▼
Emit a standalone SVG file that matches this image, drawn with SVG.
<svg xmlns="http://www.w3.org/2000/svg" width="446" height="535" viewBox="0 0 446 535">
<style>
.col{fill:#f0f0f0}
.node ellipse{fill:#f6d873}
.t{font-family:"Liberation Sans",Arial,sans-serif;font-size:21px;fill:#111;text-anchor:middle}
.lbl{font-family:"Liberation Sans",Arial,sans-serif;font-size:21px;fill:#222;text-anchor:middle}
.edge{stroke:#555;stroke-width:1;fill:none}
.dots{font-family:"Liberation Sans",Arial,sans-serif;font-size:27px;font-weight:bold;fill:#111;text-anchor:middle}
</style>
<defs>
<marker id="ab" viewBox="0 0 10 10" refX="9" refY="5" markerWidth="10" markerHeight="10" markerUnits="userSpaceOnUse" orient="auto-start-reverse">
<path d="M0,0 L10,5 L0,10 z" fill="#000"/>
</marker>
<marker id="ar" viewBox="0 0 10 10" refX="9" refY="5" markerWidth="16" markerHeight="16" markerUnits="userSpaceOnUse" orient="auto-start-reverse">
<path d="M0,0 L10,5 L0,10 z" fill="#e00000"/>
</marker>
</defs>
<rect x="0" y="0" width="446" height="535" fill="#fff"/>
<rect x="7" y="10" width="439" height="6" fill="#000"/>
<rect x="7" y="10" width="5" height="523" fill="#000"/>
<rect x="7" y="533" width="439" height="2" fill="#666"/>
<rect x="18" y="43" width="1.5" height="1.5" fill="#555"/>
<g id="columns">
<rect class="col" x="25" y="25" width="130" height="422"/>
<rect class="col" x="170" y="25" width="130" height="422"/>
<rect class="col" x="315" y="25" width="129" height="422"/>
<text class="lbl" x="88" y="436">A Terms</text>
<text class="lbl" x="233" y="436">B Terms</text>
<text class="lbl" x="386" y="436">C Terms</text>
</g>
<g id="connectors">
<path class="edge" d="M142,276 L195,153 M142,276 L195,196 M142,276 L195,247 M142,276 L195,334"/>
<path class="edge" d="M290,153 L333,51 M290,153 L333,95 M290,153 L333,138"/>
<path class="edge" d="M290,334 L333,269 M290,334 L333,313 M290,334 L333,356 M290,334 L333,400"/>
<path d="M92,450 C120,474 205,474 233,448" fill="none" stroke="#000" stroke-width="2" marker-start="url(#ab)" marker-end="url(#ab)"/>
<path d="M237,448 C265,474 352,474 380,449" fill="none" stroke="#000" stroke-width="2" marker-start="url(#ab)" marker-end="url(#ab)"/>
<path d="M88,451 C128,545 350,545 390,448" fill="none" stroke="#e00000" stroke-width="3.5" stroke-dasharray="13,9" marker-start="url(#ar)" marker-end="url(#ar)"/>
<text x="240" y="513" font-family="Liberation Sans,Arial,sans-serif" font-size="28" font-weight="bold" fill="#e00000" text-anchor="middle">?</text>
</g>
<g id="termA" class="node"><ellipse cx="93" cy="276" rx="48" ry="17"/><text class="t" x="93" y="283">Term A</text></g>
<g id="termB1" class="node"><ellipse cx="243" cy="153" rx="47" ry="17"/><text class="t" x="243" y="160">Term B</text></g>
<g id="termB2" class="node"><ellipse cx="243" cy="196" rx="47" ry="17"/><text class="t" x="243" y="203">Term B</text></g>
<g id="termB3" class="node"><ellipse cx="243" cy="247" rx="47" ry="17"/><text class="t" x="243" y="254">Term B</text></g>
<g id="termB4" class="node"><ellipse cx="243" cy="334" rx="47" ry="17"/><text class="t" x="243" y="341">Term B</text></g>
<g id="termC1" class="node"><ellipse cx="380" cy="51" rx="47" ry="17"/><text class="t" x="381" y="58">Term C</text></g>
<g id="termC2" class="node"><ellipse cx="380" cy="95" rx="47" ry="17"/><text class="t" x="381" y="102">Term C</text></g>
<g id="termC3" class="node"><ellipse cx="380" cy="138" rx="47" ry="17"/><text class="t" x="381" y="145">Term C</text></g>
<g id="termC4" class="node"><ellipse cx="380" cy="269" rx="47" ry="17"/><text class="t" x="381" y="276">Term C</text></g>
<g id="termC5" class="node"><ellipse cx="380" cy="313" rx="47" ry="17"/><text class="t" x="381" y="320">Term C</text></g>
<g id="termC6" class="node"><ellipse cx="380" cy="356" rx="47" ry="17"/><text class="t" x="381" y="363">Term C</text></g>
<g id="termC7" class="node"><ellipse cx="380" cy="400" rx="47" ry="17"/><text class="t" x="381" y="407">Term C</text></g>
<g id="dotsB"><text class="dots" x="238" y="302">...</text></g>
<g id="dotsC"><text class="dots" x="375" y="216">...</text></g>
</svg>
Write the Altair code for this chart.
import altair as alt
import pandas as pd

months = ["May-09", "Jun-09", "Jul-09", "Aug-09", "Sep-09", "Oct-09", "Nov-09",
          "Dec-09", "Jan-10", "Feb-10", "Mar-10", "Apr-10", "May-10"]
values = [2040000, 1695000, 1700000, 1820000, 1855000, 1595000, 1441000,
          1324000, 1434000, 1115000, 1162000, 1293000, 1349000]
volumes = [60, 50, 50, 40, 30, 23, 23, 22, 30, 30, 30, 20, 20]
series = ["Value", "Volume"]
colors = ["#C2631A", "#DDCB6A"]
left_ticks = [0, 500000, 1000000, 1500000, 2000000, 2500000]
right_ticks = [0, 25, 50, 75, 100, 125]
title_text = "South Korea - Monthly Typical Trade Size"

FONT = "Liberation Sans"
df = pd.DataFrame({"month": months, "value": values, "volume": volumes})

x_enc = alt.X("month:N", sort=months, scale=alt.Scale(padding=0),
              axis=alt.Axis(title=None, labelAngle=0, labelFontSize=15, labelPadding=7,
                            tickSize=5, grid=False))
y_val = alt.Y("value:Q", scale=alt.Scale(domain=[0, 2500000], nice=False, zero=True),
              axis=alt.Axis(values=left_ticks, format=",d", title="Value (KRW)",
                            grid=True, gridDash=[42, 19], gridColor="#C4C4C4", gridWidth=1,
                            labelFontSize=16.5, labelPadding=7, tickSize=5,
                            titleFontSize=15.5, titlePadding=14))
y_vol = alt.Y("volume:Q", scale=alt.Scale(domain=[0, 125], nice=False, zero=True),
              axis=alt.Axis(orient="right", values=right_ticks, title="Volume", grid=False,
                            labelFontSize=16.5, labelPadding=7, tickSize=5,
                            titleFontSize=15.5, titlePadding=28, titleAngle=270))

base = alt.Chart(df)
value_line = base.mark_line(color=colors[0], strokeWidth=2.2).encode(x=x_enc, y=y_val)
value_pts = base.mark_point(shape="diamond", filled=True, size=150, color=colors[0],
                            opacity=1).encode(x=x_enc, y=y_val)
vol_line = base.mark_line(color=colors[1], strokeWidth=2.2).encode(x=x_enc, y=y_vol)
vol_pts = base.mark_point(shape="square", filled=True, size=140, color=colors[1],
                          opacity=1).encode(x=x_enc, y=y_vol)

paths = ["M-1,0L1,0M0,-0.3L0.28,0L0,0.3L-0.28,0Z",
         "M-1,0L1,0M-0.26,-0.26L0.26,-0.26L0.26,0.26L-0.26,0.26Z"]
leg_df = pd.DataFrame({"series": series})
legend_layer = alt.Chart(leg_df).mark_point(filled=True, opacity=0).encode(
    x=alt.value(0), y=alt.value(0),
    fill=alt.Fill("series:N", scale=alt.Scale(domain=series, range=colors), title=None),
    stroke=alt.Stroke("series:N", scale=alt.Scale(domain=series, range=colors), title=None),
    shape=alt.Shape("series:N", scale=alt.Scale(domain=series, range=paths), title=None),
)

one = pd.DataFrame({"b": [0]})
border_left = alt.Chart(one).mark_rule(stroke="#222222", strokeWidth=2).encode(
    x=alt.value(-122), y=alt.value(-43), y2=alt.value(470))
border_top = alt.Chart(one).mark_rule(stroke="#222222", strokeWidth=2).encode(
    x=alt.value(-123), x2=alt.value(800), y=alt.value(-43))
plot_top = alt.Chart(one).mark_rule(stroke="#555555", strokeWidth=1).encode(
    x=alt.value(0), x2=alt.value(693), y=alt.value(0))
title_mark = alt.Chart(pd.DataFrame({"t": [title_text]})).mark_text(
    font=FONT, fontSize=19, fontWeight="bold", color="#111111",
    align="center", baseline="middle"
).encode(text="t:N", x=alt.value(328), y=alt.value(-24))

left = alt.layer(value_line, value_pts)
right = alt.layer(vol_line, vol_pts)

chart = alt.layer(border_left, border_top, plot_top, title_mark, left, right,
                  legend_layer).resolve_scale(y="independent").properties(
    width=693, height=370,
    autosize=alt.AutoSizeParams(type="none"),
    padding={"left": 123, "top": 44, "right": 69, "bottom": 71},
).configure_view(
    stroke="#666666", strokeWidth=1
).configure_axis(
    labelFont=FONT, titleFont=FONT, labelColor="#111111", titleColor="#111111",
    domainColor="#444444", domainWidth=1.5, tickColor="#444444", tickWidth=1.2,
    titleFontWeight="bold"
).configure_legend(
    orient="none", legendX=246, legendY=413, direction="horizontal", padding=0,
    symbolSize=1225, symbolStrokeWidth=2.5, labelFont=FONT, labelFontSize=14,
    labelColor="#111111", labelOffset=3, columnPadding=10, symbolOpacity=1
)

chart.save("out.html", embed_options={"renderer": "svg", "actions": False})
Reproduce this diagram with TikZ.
▲
*What this task involves:* Take every line that includes the string "with" and copy it.

*Result:*
Emit a standalone SVG file that matches this image, drawn with SVG.
Reproduce this diagram with TikZ.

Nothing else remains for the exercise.